[Charts and diagrams as code]
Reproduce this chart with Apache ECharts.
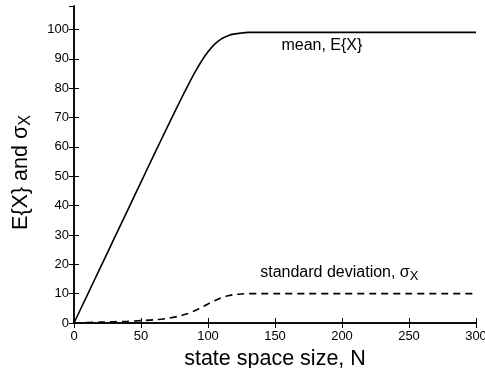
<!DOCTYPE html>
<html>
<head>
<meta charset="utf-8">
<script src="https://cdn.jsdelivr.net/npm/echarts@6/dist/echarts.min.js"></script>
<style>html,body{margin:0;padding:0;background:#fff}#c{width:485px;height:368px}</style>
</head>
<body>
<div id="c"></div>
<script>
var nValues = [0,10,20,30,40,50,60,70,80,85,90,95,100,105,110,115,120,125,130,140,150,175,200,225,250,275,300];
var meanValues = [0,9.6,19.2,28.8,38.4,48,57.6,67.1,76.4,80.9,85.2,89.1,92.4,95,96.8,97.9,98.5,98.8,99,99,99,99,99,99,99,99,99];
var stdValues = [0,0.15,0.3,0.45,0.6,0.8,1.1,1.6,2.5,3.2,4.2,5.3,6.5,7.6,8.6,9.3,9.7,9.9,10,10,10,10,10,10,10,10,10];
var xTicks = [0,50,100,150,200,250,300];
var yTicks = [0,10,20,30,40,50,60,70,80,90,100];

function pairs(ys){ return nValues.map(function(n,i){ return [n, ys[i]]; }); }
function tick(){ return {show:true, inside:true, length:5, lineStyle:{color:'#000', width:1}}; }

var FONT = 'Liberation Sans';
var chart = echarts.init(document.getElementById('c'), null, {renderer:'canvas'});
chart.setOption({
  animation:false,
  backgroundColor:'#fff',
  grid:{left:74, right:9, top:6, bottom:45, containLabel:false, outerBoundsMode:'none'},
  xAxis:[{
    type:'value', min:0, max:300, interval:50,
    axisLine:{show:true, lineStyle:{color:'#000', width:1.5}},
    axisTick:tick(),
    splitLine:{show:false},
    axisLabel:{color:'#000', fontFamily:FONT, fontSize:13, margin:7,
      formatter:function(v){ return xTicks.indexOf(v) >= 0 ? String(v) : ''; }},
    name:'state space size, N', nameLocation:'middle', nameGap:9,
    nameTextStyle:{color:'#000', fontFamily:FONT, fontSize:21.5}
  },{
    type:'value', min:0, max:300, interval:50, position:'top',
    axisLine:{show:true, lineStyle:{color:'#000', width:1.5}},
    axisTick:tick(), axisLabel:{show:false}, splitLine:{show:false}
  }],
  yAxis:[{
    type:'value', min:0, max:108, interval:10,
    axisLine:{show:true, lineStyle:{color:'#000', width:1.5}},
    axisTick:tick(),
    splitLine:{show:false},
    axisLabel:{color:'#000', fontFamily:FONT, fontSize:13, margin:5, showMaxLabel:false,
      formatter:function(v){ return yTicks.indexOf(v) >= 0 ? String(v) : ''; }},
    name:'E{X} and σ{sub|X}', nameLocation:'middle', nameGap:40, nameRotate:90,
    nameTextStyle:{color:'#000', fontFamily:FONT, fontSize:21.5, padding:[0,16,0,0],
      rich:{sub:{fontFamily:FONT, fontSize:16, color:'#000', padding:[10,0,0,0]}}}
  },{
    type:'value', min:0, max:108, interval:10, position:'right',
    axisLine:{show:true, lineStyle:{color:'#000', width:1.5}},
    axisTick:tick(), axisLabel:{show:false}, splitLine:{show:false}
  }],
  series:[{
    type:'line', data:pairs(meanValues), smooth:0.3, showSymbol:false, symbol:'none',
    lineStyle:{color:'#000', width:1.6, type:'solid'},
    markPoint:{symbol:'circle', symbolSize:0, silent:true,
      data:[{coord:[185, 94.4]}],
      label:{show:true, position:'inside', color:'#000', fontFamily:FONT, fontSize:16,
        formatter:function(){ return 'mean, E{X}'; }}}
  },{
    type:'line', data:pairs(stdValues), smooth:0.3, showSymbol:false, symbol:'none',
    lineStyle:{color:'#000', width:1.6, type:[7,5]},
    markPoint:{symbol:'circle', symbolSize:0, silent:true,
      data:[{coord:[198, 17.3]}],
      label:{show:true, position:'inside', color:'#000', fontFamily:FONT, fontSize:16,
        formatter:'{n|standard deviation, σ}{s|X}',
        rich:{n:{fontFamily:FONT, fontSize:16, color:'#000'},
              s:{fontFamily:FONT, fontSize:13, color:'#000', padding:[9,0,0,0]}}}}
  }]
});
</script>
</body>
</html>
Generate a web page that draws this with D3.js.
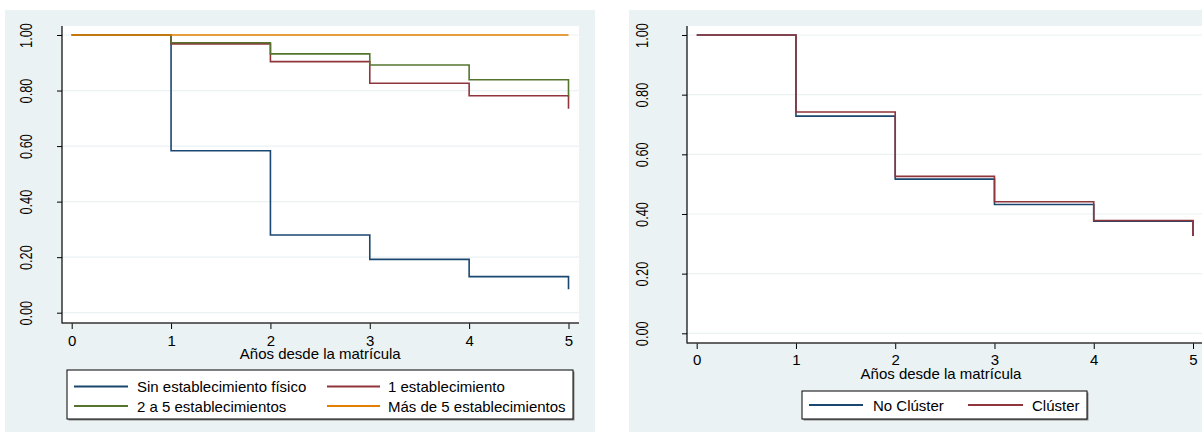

__Task directions__: Retype every record above exactly as written, but leave out the pictures.

__Result of the exercise__:
Reproduce this chart with Apache ECharts.
<!DOCTYPE html>
<html>
<head>
<meta charset="utf-8">
<script src="https://cdn.jsdelivr.net/npm/echarts@6/dist/echarts.min.js"></script>
<style>html,body{margin:0;padding:0;background:#fff}#c{width:485px;height:368px}</style>
</head>
<body>
<div id="c"></div>
<script>
var nValues = [0,10,20,30,40,50,60,70,80,85,90,95,100,105,110,115,120,125,130,140,150,175,200,225,250,275,300];
var meanValues = [0,9.6,19.2,28.8,38.4,48,57.6,67.1,76.4,80.9,85.2,89.1,92.4,95,96.8,97.9,98.5,98.8,99,99,99,99,99,99,99,99,99];
var stdValues = [0,0.15,0.3,0.45,0.6,0.8,1.1,1.6,2.5,3.2,4.2,5.3,6.5,7.6,8.6,9.3,9.7,9.9,10,10,10,10,10,10,10,10,10];
var xTicks = [0,50,100,150,200,250,300];
var yTicks = [0,10,20,30,40,50,60,70,80,90,100];

function pairs(ys){ return nValues.map(function(n,i){ return [n, ys[i]]; }); }
function tick(){ return {show:true, inside:true, length:5, lineStyle:{color:'#000', width:1}}; }

var FONT = 'Liberation Sans';
var chart = echarts.init(document.getElementById('c'), null, {renderer:'canvas'});
chart.setOption({
  animation:false,
  backgroundColor:'#fff',
  grid:{left:74, right:9, top:6, bottom:45, containLabel:false, outerBoundsMode:'none'},
  xAxis:[{
    type:'value', min:0, max:300, interval:50,
    axisLine:{show:true, lineStyle:{color:'#000', width:1.5}},
    axisTick:tick(),
    splitLine:{show:false},
    axisLabel:{color:'#000', fontFamily:FONT, fontSize:13, margin:7,
      formatter:function(v){ return xTicks.indexOf(v) >= 0 ? String(v) : ''; }},
    name:'state space size, N', nameLocation:'middle', nameGap:9,
    nameTextStyle:{color:'#000', fontFamily:FONT, fontSize:21.5}
  },{
    type:'value', min:0, max:300, interval:50, position:'top',
    axisLine:{show:true, lineStyle:{color:'#000', width:1.5}},
    axisTick:tick(), axisLabel:{show:false}, splitLine:{show:false}
  }],
  yAxis:[{
    type:'value', min:0, max:108, interval:10,
    axisLine:{show:true, lineStyle:{color:'#000', width:1.5}},
    axisTick:tick(),
    splitLine:{show:false},
    axisLabel:{color:'#000', fontFamily:FONT, fontSize:13, margin:5, showMaxLabel:false,
      formatter:function(v){ return yTicks.indexOf(v) >= 0 ? String(v) : ''; }},
    name:'E{X} and σ{sub|X}', nameLocation:'middle', nameGap:40, nameRotate:90,
    nameTextStyle:{color:'#000', fontFamily:FONT, fontSize:21.5, padding:[0,16,0,0],
      rich:{sub:{fontFamily:FONT, fontSize:16, color:'#000', padding:[10,0,0,0]}}}
  },{
    type:'value', min:0, max:108, interval:10, position:'right',
    axisLine:{show:true, lineStyle:{color:'#000', width:1.5}},
    axisTick:tick(), axisLabel:{show:false}, splitLine:{show:false}
  }],
  series:[{
    type:'line', data:pairs(meanValues), smooth:0.3, showSymbol:false, symbol:'none',
    lineStyle:{color:'#000', width:1.6, type:'solid'},
    markPoint:{symbol:'circle', symbolSize:0, silent:true,
      data:[{coord:[185, 94.4]}],
      label:{show:true, position:'inside', color:'#000', fontFamily:FONT, fontSize:16,
        formatter:function(){ return 'mean, E{X}'; }}}
  },{
    type:'line', data:pairs(stdValues), smooth:0.3, showSymbol:false, symbol:'none',
    lineStyle:{color:'#000', width:1.6, type:[7,5]},
    markPoint:{symbol:'circle', symbolSize:0, silent:true,
      data:[{coord:[198, 17.3]}],
      label:{show:true, position:'inside', color:'#000', fontFamily:FONT, fontSize:16,
        formatter:'{n|standard deviation, σ}{s|X}',
        rich:{n:{fontFamily:FONT, fontSize:16, color:'#000'},
              s:{fontFamily:FONT, fontSize:13, color:'#000', padding:[9,0,0,0]}}}}
  }]
});
</script>
</body>
</html>
Generate a web page that draws this with D3.js.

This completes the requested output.